Other programs are delivered by other bodies, like the Staff Salaries System commissioned by the Department of Health’s Workforce Directorate. They also commissioned MTAS, the system for processing applications for junior doctor posts which suffered from adverse publicity in 2008. Paul suggested that there may be advantages in keeping everything under one organisational roof.

In a typical week (figures from May 2007), 1,250 new users registered for access to the NHS Care Record Service and 50,000 unique users accessed the main NCRS database. A total of 650,000 prescriptions were transmitted electronically, 6.5m patient digital images were captured and stored, and 7m queries recorded on the Patient Demographics Service (PDS). Electronic bookings made via Choose and Book (C&B) totalled 90,000. About 50 per cent of GP-referred first outpatient bookings to the acute sector are now made this way.
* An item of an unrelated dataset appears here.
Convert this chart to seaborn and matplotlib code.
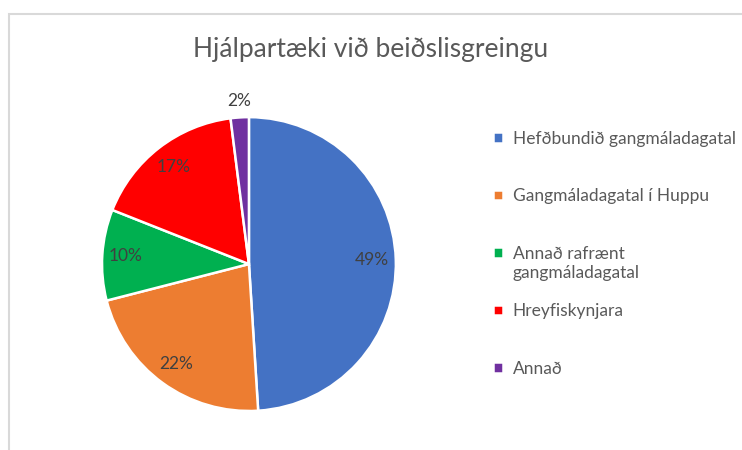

Paul suggested that there are several myths associated with NPfIT. The National Audit Office confirms that it is not over budget in terms of its core contracts, these remaining at just over a forecast outturn cost of £6bn. NPfIT is not a single programme so press statements of the form ‘The Programme is delayed’ cannot be totally accurate.

Some projects (like N3 and PACS) have come in early and under budget, but it is true that some projects are well behind schedule. There has been plenty of clinical engagement, as Paul himself can testify. There have been policy changes since the contracts were made, but this is hardly surprising and the architecture referred to earlier is designed to support change. Paul argued that QMAS has improved patient care, and PACS has reduced diagnostic waiting times and shown payback (in one typical example) within six months.

Electronic prescriptions have reduced prescribing errors, C&B has reduced ‘did not attend’ occurrences, and the PDS has reduced the number of patient letters sent by hospitals to the wrong address. The often chaotic condition of paper records makes it difficult to believe that things were better before NPfIT.